Who is Sea Studios Foundation? They are the nonprofit counterpart to Sea Studios Inc., which is 2/3-owned by television producer Mark Shelley, according to the foundation’s IRS 990 tax returns. The foundation and Sea Studios Inc. share office space in Monterey, Calif. and have a “resource sharing agreement,” under which the foundation paid the company $86,916 in 2006. In 2006 Shelley was paid $177,446 (which includes health benefits) by his for-profit company, of which $163,098 was reimbursed by the foundation. The 990 explains that Shelley “spent the majority of his time producing Foundation projects and fundraising for future Foundation projects.” An interview with the Grist Web site shows that Shelley feels real good about himself:

Q. Which stereotype about environmentalists most fits you?

A. My Toyota Prius and the hypocrisy that I fly my own small plane. Environmentalists are rarely perfect. They are just usually more so than others.
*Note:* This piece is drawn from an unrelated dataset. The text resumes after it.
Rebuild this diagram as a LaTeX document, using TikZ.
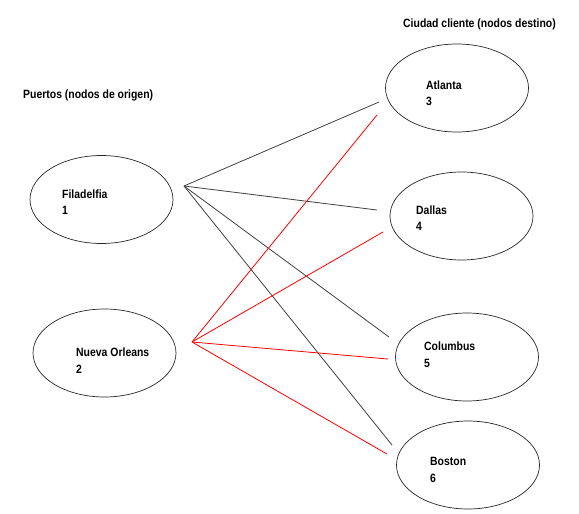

According to the foundation’s Web site, the organization believes the world faces “unprecedented global environmental threats,” and therefore “is dedicated to raising environmental literacy and motivating action in the US and internationally to address urgent threats to our planet’s health.” That entails the global warming catastrophism outcry and the praise of anyone who does something to stop it. Sea Studios’ most recognized work are collaborations with public television stations in New York (WNET), on “Nature,” and in Boston (WGBH), on “National Geographic’s Strange Days on Planet Earth.” Sea Studios has also obtained millions of dollars in federal grants from the National Science Foundation for various projects.

Sea Studios’ new Web video, which is titled “Ahead of the Curve: States Lead on Climate Change” (a sequel to an earlier production, “Ahead of the Curve: Business Leads on Climate Change”), not surprisingly was funded by the Rockefeller Brothers Fund. The enviro-grantmaker, led by Neva-Says-Die-Carbon Rockefeller, ponied up at least $90,000 for the project, after providing $75,000 three years ago for an earlier Sea Studios film “to support a convincing case that emissions reductions are achievable, cost-effective, and beneficial to the bottom line.”

The Rockefellers’ involvement in yet another CCS prop-up makes it clear that this state-level effort is as much their own as it is CCS’s, cleverly cloaked as an objective, non-advocacy process. After all, RBF has written an article praising CCS, then sent them to state enviro-crats as promotional materials for their work. RBF also guarantees money to CCS for new states when the resources can’t be raised elsewhere. And now, it’s dazzling videos – a truly Rockefellifying extravaganza! Can’t wait for the theme park.

Update 11:35 a.m.: Apparently an auditor for the National Science Foundation thought the relationship between Sea Studios Foundation and Sea Studios Inc. was a little too slushy (PDF) a few years ago.